■ Task description ■
No images are to be carried over; print all other material exactly as it stands.

- - - - -

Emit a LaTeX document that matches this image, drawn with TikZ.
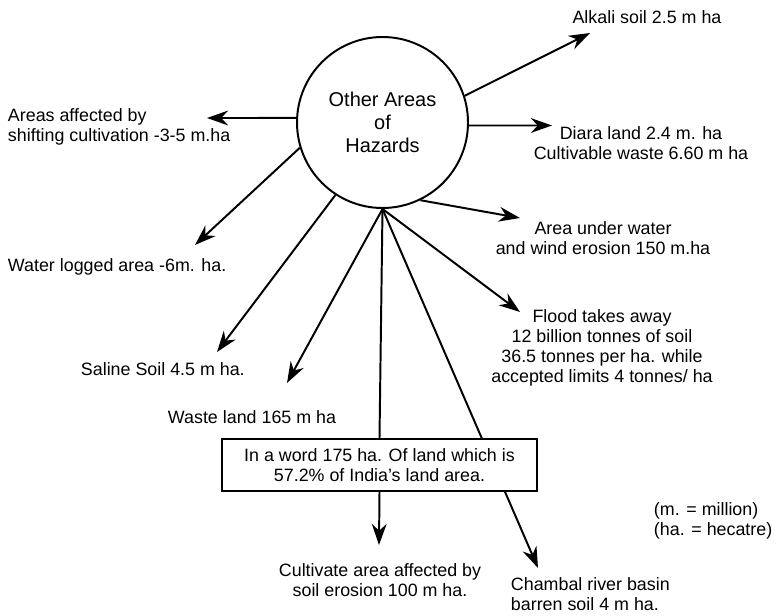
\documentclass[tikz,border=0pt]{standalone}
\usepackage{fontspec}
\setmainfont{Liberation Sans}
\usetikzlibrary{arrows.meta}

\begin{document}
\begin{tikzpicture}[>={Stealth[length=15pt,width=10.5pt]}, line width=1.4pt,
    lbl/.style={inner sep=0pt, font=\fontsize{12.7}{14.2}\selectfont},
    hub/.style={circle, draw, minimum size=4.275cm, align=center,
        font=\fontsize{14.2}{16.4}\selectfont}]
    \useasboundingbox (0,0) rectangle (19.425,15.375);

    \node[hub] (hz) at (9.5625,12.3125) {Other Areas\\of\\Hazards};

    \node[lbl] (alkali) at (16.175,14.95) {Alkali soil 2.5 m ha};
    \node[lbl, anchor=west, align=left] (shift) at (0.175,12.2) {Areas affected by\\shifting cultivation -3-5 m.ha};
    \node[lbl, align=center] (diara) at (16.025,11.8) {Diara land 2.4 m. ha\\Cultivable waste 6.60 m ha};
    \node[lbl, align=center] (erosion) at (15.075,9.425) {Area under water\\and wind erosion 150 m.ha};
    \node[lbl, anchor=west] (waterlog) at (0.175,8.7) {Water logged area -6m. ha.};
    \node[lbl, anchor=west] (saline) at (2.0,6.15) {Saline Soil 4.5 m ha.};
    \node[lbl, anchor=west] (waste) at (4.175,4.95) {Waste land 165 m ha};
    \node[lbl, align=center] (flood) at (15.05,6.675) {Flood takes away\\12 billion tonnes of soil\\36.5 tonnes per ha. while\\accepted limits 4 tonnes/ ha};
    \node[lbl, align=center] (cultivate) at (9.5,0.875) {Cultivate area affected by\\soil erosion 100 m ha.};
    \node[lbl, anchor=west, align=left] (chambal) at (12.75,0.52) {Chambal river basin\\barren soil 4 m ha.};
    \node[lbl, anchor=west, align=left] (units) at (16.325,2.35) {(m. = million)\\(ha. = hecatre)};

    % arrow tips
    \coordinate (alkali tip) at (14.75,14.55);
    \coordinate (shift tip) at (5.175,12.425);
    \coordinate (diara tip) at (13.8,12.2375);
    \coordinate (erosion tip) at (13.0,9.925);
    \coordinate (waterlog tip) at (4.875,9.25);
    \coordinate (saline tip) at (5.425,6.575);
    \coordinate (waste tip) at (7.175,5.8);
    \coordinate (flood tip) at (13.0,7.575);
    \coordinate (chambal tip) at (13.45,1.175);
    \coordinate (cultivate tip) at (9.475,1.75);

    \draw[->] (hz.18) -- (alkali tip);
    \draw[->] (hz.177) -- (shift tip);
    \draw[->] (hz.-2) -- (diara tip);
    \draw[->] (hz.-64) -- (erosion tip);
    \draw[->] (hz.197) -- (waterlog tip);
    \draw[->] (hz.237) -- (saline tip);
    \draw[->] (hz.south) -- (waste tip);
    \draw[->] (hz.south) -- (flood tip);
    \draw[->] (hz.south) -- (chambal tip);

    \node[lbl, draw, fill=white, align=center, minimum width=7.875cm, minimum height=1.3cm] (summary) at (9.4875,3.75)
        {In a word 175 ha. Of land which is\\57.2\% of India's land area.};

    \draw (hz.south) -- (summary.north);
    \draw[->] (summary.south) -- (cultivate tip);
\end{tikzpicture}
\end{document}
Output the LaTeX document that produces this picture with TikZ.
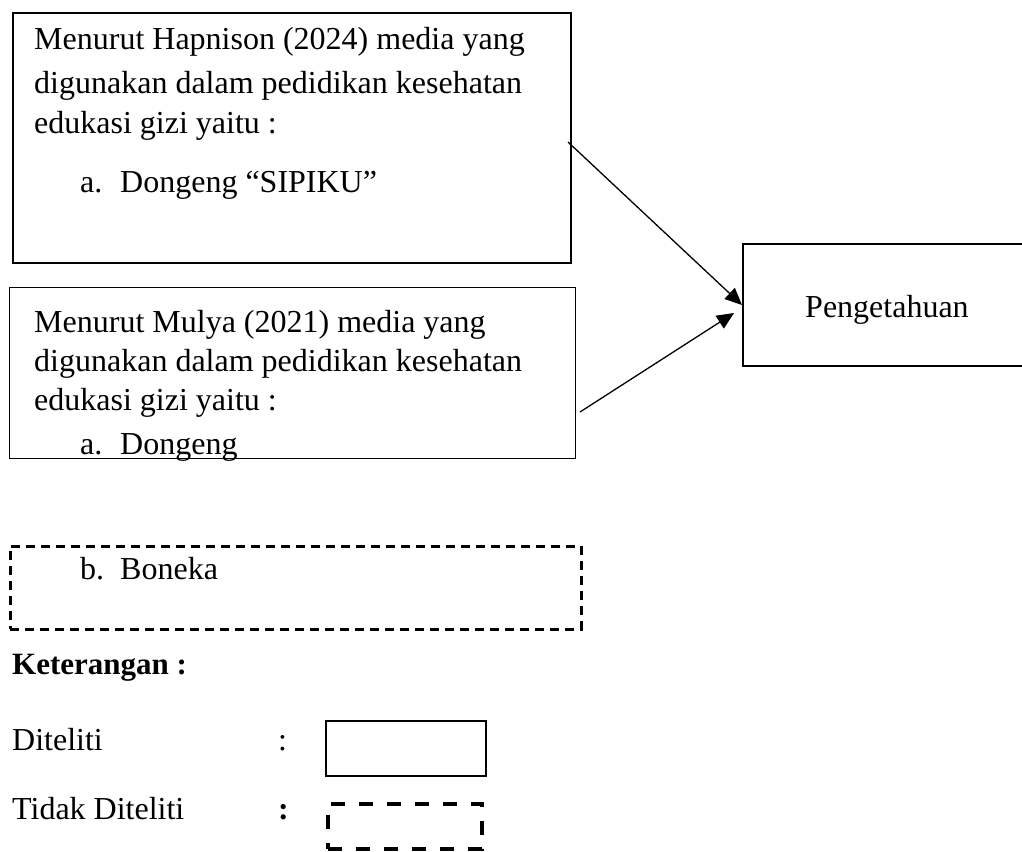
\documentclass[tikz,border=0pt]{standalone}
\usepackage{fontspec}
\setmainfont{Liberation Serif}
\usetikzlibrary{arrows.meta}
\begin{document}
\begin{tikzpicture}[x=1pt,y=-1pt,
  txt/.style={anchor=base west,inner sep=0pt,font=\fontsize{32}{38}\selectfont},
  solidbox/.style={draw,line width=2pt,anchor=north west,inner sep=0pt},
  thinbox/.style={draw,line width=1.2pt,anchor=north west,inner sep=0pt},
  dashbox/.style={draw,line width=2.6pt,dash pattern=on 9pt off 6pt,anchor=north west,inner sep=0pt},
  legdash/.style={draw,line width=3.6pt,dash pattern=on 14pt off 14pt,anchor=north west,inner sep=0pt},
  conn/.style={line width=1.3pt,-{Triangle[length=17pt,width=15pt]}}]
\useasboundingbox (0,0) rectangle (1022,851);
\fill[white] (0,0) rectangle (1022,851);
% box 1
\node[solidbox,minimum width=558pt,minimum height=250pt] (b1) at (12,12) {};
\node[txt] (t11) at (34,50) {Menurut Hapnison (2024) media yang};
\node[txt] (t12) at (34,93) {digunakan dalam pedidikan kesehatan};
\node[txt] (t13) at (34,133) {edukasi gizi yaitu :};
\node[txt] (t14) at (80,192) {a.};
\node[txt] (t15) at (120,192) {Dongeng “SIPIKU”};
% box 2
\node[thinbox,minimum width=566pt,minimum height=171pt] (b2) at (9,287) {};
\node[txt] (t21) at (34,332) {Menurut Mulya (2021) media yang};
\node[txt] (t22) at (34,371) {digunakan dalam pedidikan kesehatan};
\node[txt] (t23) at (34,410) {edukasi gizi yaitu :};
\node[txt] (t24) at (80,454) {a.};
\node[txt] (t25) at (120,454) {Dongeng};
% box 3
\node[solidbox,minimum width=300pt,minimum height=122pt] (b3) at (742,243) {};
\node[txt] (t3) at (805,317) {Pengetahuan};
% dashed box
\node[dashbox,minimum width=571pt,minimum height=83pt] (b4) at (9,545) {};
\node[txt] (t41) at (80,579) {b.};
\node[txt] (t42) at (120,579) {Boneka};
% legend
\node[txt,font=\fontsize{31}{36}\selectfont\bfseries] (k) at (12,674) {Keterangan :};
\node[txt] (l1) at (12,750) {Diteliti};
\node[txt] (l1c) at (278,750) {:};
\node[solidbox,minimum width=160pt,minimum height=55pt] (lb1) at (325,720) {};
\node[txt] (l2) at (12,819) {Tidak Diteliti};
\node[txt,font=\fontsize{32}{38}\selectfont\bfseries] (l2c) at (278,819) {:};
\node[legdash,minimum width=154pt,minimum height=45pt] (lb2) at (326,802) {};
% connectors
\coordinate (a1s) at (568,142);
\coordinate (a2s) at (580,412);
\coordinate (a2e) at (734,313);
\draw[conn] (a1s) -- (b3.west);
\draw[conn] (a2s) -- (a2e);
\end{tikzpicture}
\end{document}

- - - - -

■ Exercise answer ■
Emit a LaTeX document that matches this image, drawn with TikZ.
\documentclass[tikz,border=0pt]{standalone}
\usepackage{fontspec}
\setmainfont{Liberation Sans}
\usetikzlibrary{arrows.meta}

\begin{document}
\begin{tikzpicture}[>={Stealth[length=15pt,width=10.5pt]}, line width=1.4pt,
    lbl/.style={inner sep=0pt, font=\fontsize{12.7}{14.2}\selectfont},
    hub/.style={circle, draw, minimum size=4.275cm, align=center,
        font=\fontsize{14.2}{16.4}\selectfont}]
    \useasboundingbox (0,0) rectangle (19.425,15.375);

    \node[hub] (hz) at (9.5625,12.3125) {Other Areas\\of\\Hazards};

    \node[lbl] (alkali) at (16.175,14.95) {Alkali soil 2.5 m ha};
    \node[lbl, anchor=west, align=left] (shift) at (0.175,12.2) {Areas affected by\\shifting cultivation -3-5 m.ha};
    \node[lbl, align=center] (diara) at (16.025,11.8) {Diara land 2.4 m. ha\\Cultivable waste 6.60 m ha};
    \node[lbl, align=center] (erosion) at (15.075,9.425) {Area under water\\and wind erosion 150 m.ha};
    \node[lbl, anchor=west] (waterlog) at (0.175,8.7) {Water logged area -6m. ha.};
    \node[lbl, anchor=west] (saline) at (2.0,6.15) {Saline Soil 4.5 m ha.};
    \node[lbl, anchor=west] (waste) at (4.175,4.95) {Waste land 165 m ha};
    \node[lbl, align=center] (flood) at (15.05,6.675) {Flood takes away\\12 billion tonnes of soil\\36.5 tonnes per ha. while\\accepted limits 4 tonnes/ ha};
    \node[lbl, align=center] (cultivate) at (9.5,0.875) {Cultivate area affected by\\soil erosion 100 m ha.};
    \node[lbl, anchor=west, align=left] (chambal) at (12.75,0.52) {Chambal river basin\\barren soil 4 m ha.};
    \node[lbl, anchor=west, align=left] (units) at (16.325,2.35) {(m. = million)\\(ha. = hecatre)};

    % arrow tips
    \coordinate (alkali tip) at (14.75,14.55);
    \coordinate (shift tip) at (5.175,12.425);
    \coordinate (diara tip) at (13.8,12.2375);
    \coordinate (erosion tip) at (13.0,9.925);
    \coordinate (waterlog tip) at (4.875,9.25);
    \coordinate (saline tip) at (5.425,6.575);
    \coordinate (waste tip) at (7.175,5.8);
    \coordinate (flood tip) at (13.0,7.575);
    \coordinate (chambal tip) at (13.45,1.175);
    \coordinate (cultivate tip) at (9.475,1.75);

    \draw[->] (hz.18) -- (alkali tip);
    \draw[->] (hz.177) -- (shift tip);
    \draw[->] (hz.-2) -- (diara tip);
    \draw[->] (hz.-64) -- (erosion tip);
    \draw[->] (hz.197) -- (waterlog tip);
    \draw[->] (hz.237) -- (saline tip);
    \draw[->] (hz.south) -- (waste tip);
    \draw[->] (hz.south) -- (flood tip);
    \draw[->] (hz.south) -- (chambal tip);

    \node[lbl, draw, fill=white, align=center, minimum width=7.875cm, minimum height=1.3cm] (summary) at (9.4875,3.75)
        {In a word 175 ha. Of land which is\\57.2\% of India's land area.};

    \draw (hz.south) -- (summary.north);
    \draw[->] (summary.south) -- (cultivate tip);
\end{tikzpicture}
\end{document}
Output the LaTeX document that produces this picture with TikZ.
\documentclass[tikz,border=0pt]{standalone}
\usepackage{fontspec}
\setmainfont{Liberation Serif}
\usetikzlibrary{arrows.meta}
\begin{document}
\begin{tikzpicture}[x=1pt,y=-1pt,
  txt/.style={anchor=base west,inner sep=0pt,font=\fontsize{32}{38}\selectfont},
  solidbox/.style={draw,line width=2pt,anchor=north west,inner sep=0pt},
  thinbox/.style={draw,line width=1.2pt,anchor=north west,inner sep=0pt},
  dashbox/.style={draw,line width=2.6pt,dash pattern=on 9pt off 6pt,anchor=north west,inner sep=0pt},
  legdash/.style={draw,line width=3.6pt,dash pattern=on 14pt off 14pt,anchor=north west,inner sep=0pt},
  conn/.style={line width=1.3pt,-{Triangle[length=17pt,width=15pt]}}]
\useasboundingbox (0,0) rectangle (1022,851);
\fill[white] (0,0) rectangle (1022,851);
% box 1
\node[solidbox,minimum width=558pt,minimum height=250pt] (b1) at (12,12) {};
\node[txt] (t11) at (34,50) {Menurut Hapnison (2024) media yang};
\node[txt] (t12) at (34,93) {digunakan dalam pedidikan kesehatan};
\node[txt] (t13) at (34,133) {edukasi gizi yaitu :};
\node[txt] (t14) at (80,192) {a.};
\node[txt] (t15) at (120,192) {Dongeng “SIPIKU”};
% box 2
\node[thinbox,minimum width=566pt,minimum height=171pt] (b2) at (9,287) {};
\node[txt] (t21) at (34,332) {Menurut Mulya (2021) media yang};
\node[txt] (t22) at (34,371) {digunakan dalam pedidikan kesehatan};
\node[txt] (t23) at (34,410) {edukasi gizi yaitu :};
\node[txt] (t24) at (80,454) {a.};
\node[txt] (t25) at (120,454) {Dongeng};
% box 3
\node[solidbox,minimum width=300pt,minimum height=122pt] (b3) at (742,243) {};
\node[txt] (t3) at (805,317) {Pengetahuan};
% dashed box
\node[dashbox,minimum width=571pt,minimum height=83pt] (b4) at (9,545) {};
\node[txt] (t41) at (80,579) {b.};
\node[txt] (t42) at (120,579) {Boneka};
% legend
\node[txt,font=\fontsize{31}{36}\selectfont\bfseries] (k) at (12,674) {Keterangan :};
\node[txt] (l1) at (12,750) {Diteliti};
\node[txt] (l1c) at (278,750) {:};
\node[solidbox,minimum width=160pt,minimum height=55pt] (lb1) at (325,720) {};
\node[txt] (l2) at (12,819) {Tidak Diteliti};
\node[txt,font=\fontsize{32}{38}\selectfont\bfseries] (l2c) at (278,819) {:};
\node[legdash,minimum width=154pt,minimum height=45pt] (lb2) at (326,802) {};
% connectors
\coordinate (a1s) at (568,142);
\coordinate (a2s) at (580,412);
\coordinate (a2e) at (734,313);
\draw[conn] (a1s) -- (b3.west);
\draw[conn] (a2s) -- (a2e);
\end{tikzpicture}
\end{document}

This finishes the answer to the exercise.